Question

show that k=1 sigma k tends to infinity ((1/k)-(1/k+2)) =3/2

Answer 1

So,


\[\sum_{k=1}^{\infty} \frac{1}{k}-\frac{1}{k+2}= \left(\frac{1}{1}-\frac{1}{3}\ \right)+\left(\frac{1}{2}-\frac{1}{4}\ \right)+\left(\frac{1}{3}-\frac{1}{5}\ \right)+\left(\frac{1}{4}-\frac{1}{6}\ \right).... \]
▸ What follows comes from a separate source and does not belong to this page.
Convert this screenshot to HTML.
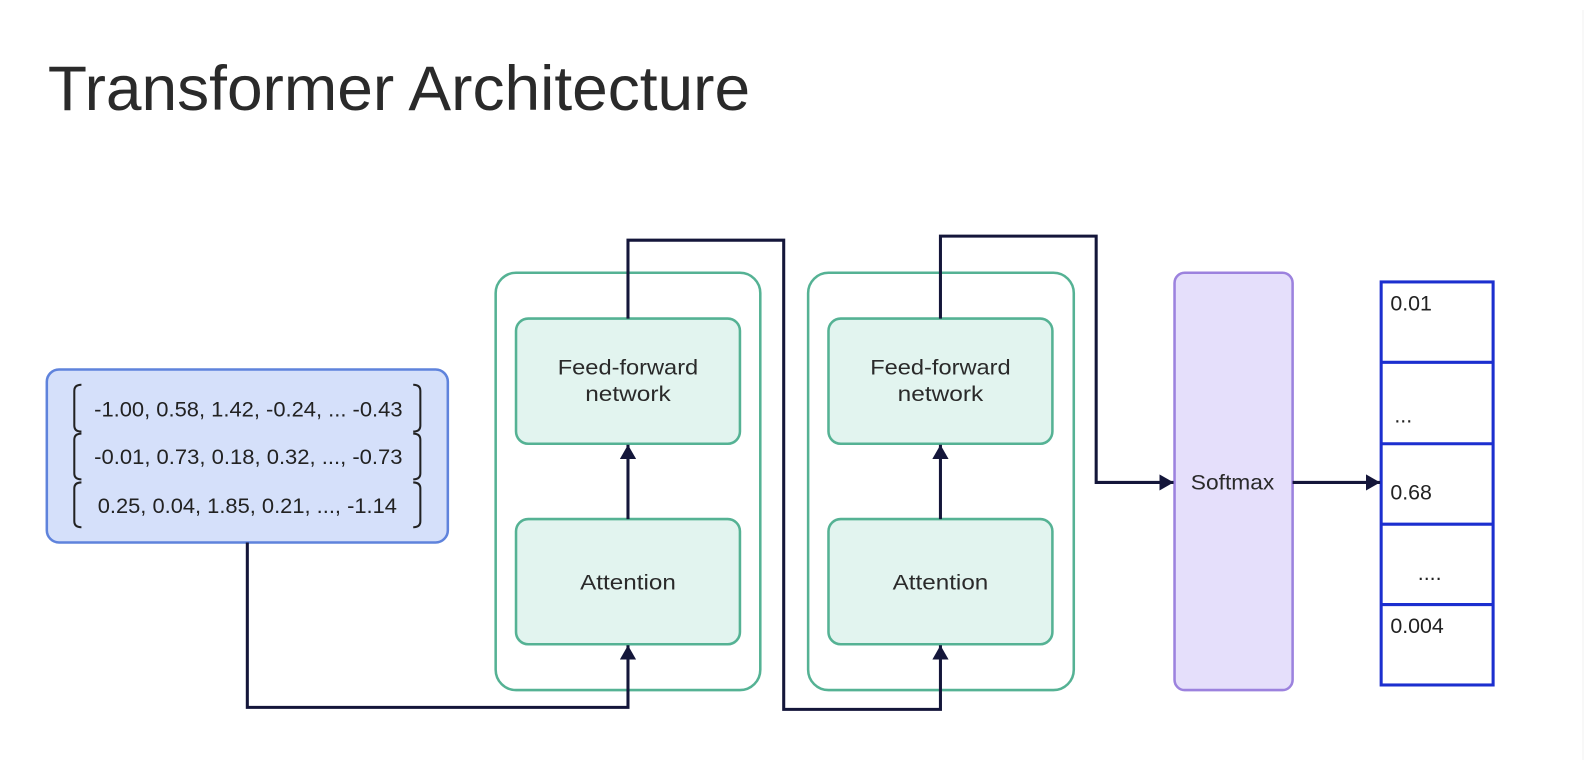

So as you can see after some time, the third set of terms in parenthesis starts to cancel out the negative terms. As this goes on these negative terms all fade out with all the positive terms except the first two, thus, \[1+\frac{1}{2}=\frac{3}{2}\]

Answer 2

heloo any one see my qus.. plz help me.

Answer 3

bro can u explain now what u did?

Answer 4

Ask me questions.

Answer 5

whole term whrer going.?

Answer 6

Term by term is going to 0. As you can see the fractions are getting smaller.

Answer 7

thisi is telescoping series..?

Answer 8

Yes.

Answer 9

how can calculte the sum of this series..?>??

Answer 10

Simple, but subtle.

First, look at it as sets of numbers.
So, look at them in groups. The first parenthesis is the first group, then the second parenthesis is the second group, and third pare...you get the point. Scroll up and look at them then write me back when you have.

Answer 11

any formula calculate the telescoping series sum?

Answer 12

Yes, add all the terms up until one less than the telescoping term.

Answer 13

There's a formula, but it looks ugly.

Answer 14

in my qustion how to use formula ?

Answer 15

What is the telescoping term?

Answer 16

i dont know..:(

Answer 17

Back to square one.

"
Simple, but subtle.

First, look at it as sets of numbers.
So, look at them in groups. The first parenthesis is the first group, then the second parenthesis is the second group, and third pare...you get the point. Scroll up and look at them then write me back when you have.
"

Answer 18

formula.?

Answer 19

Here you go:

\[ \sum_{k=1}^{\infty} \frac{1}{n(n+k)}=\sum_{k=1}^{\infty} \frac{1}{n}-\frac{1}{n+k}=\frac{H_k}{k}\]

Where \[H_k\] is the Kth harmonic number.

Answer 20

what is 1/n waht is n.?

Answer 21

\[H_k=\sum_{t=1}^k \frac{1}{t}\]

Answer 22

For the first term, or group of parenthesis, its n=1 for the the second one is 2 for the third is 3 for the foutrh is.....you get the point, its all the integers and as you go on looking through the set of parenthesis you find bigger values for n.

Answer 23

Hk/k Hk=1/t and what is K ?

Answer 24

It defines the telescoping terms within the series....unless you want to start from square one, none of these variables and constants will make sense, even if you have the formula.

Answer 25

so bro in my qus what is Hk and what is K?

Answer 26

K=2 and Hk is 1+1/2=3/2

Answer 27

how..?

Answer 28

Magic....Seriously, if you don't start form square one it wont make sense anyway.

Answer 29

plz bro explain now..:(

Answer 30

I got to go, sorry.